Dataset excerpt:
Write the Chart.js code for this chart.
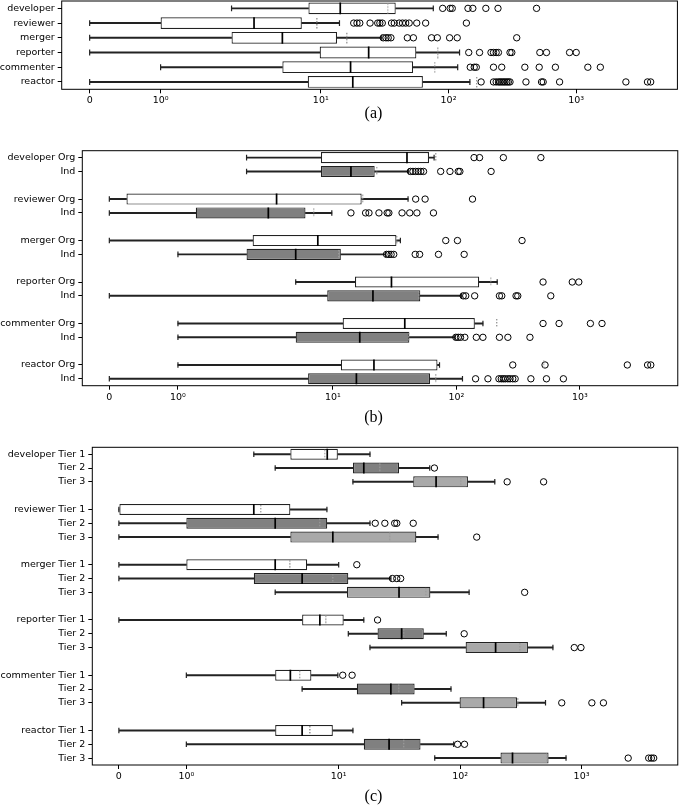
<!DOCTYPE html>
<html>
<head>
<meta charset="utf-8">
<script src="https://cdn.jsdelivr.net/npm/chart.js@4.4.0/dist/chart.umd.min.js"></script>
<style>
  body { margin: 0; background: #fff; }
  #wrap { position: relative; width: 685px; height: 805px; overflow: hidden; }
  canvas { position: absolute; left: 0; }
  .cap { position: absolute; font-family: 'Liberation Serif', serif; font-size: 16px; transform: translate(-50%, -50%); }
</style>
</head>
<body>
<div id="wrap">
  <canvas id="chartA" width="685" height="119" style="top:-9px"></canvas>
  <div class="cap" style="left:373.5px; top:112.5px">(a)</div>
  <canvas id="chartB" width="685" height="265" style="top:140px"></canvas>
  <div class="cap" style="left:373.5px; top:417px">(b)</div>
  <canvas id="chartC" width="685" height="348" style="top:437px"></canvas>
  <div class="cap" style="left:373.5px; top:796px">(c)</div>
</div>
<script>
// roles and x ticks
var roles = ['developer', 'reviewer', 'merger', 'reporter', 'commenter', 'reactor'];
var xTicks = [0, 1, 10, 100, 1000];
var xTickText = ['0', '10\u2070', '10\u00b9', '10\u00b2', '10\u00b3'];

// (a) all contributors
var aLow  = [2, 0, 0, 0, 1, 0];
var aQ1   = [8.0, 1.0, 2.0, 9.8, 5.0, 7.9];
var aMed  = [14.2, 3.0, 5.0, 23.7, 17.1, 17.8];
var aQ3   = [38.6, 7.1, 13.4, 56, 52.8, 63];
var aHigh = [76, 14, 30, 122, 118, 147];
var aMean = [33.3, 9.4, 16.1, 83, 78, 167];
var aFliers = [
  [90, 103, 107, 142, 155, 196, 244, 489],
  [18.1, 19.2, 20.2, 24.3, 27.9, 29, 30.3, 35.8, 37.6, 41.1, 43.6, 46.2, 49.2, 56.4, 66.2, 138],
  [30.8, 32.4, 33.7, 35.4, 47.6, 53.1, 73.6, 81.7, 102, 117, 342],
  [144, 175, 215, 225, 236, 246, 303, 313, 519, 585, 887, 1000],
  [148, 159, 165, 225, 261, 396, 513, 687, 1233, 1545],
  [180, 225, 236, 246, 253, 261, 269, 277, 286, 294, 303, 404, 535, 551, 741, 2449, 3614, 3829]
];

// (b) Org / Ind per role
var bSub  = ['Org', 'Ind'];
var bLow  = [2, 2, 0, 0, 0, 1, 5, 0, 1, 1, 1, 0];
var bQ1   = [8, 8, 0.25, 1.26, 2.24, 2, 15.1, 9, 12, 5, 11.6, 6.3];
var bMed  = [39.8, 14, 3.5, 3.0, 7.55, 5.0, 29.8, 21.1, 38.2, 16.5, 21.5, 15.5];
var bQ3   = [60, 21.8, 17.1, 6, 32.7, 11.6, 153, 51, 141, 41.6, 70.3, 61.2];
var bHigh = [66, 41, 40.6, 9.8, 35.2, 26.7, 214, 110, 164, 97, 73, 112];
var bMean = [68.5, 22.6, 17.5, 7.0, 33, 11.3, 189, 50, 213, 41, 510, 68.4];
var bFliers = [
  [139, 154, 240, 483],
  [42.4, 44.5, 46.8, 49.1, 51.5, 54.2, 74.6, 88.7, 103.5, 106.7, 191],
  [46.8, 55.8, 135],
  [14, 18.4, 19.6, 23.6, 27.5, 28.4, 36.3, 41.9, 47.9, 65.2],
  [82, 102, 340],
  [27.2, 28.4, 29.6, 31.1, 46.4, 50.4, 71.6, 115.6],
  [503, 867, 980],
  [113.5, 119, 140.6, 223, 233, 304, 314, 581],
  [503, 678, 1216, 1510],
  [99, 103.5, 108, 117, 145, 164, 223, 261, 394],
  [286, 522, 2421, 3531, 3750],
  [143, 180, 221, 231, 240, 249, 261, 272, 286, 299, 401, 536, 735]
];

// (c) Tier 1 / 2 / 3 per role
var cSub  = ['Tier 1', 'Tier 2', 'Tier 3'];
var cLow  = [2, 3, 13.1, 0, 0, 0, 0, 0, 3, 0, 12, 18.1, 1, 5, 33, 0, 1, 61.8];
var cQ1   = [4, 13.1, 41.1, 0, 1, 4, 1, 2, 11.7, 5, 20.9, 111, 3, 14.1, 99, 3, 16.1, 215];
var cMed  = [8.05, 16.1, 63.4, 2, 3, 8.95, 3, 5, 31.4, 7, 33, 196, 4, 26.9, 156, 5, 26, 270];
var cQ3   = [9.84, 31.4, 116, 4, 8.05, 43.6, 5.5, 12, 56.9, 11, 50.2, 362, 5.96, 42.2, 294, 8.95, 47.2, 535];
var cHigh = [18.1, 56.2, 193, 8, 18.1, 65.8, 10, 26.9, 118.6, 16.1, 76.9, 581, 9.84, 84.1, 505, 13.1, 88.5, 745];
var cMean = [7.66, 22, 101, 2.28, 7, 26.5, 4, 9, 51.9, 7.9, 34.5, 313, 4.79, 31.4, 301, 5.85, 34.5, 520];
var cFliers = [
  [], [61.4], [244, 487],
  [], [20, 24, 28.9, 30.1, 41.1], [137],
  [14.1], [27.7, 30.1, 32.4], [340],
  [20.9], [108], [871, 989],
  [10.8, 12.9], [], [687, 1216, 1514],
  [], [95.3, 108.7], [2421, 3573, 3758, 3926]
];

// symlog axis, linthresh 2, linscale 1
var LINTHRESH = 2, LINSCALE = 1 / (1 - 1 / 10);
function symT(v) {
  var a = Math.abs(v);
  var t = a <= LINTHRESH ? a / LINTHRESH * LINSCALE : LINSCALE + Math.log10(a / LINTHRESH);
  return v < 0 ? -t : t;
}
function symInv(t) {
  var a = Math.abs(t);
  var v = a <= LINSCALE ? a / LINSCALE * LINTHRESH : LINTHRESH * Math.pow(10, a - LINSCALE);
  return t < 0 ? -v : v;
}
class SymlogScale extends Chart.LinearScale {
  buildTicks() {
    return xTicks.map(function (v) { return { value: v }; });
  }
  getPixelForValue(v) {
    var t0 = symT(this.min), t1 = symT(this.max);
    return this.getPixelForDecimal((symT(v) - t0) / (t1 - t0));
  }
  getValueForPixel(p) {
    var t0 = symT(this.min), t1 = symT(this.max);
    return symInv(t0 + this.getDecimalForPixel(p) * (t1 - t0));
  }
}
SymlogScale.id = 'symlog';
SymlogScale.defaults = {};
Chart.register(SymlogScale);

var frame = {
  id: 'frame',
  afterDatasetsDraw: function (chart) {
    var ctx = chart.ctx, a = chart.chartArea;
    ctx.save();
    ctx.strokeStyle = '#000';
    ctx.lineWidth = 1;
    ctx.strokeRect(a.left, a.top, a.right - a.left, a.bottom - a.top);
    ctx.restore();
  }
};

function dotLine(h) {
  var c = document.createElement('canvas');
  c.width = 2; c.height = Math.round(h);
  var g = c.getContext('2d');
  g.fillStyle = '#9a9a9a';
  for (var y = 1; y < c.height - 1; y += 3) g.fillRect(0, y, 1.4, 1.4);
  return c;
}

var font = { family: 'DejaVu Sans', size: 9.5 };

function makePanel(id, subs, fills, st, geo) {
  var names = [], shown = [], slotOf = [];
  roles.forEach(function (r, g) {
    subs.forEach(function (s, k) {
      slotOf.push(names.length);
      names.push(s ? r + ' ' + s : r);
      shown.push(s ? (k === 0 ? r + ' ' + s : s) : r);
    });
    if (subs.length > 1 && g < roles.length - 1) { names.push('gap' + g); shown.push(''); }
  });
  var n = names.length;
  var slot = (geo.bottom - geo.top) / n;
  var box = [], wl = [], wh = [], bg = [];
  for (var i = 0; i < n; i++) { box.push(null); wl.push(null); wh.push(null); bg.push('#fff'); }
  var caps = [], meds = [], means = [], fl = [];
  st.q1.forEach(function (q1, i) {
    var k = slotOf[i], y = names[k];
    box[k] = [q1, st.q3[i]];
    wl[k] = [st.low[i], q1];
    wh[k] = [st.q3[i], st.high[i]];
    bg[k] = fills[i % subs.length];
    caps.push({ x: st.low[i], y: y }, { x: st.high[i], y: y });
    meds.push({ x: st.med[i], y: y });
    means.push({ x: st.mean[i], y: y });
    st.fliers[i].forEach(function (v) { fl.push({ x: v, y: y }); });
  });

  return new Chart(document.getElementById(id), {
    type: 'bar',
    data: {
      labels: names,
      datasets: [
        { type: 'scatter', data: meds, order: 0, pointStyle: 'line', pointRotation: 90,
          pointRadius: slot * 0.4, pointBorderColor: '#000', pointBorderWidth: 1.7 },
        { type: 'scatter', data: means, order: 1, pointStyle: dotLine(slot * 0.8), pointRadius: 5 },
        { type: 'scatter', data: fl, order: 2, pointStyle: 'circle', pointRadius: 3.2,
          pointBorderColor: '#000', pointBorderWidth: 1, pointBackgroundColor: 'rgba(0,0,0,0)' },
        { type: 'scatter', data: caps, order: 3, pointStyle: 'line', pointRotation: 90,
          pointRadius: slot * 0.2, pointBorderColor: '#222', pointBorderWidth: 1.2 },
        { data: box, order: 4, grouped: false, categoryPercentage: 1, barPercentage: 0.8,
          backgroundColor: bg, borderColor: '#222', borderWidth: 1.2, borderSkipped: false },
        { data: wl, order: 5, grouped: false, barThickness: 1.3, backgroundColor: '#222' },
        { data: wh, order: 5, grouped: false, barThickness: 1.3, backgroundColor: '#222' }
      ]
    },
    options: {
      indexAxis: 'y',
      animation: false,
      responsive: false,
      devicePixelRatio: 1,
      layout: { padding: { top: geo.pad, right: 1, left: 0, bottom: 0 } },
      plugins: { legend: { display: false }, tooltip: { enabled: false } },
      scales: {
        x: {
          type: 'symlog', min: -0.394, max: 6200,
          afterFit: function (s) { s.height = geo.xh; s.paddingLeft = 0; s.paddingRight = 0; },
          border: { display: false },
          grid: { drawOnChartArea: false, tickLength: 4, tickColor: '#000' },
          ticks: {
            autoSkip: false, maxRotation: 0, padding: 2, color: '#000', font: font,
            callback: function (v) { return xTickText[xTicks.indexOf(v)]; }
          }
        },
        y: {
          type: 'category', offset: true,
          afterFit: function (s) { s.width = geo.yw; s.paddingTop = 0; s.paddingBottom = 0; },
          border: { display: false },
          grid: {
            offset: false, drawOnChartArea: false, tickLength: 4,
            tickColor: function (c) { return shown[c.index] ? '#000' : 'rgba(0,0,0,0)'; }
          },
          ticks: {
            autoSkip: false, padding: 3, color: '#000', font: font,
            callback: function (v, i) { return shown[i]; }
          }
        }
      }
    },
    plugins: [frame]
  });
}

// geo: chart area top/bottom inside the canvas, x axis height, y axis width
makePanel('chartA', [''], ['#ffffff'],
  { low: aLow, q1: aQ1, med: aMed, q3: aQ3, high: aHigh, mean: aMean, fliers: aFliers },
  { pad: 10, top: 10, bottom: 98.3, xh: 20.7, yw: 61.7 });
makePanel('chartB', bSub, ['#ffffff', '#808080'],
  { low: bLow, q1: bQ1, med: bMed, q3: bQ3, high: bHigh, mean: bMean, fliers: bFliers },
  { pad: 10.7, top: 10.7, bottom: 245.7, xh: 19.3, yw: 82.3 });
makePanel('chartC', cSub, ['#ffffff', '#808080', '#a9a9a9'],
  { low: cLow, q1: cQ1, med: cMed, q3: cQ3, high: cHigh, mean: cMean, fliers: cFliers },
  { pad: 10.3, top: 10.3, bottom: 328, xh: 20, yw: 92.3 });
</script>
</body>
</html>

Exercise objective:
Using the material above, copy every line in which the string "this" occurs.

The solution:
Write the Chart.js code for this chart.
    var t0 = symT(this.min), t1 = symT(this.max);
    return this.getPixelForDecimal((symT(v) - t0) / (t1 - t0));
    var t0 = symT(this.min), t1 = symT(this.max);
    return symInv(t0 + this.getDecimalForPixel(p) * (t1 - t0));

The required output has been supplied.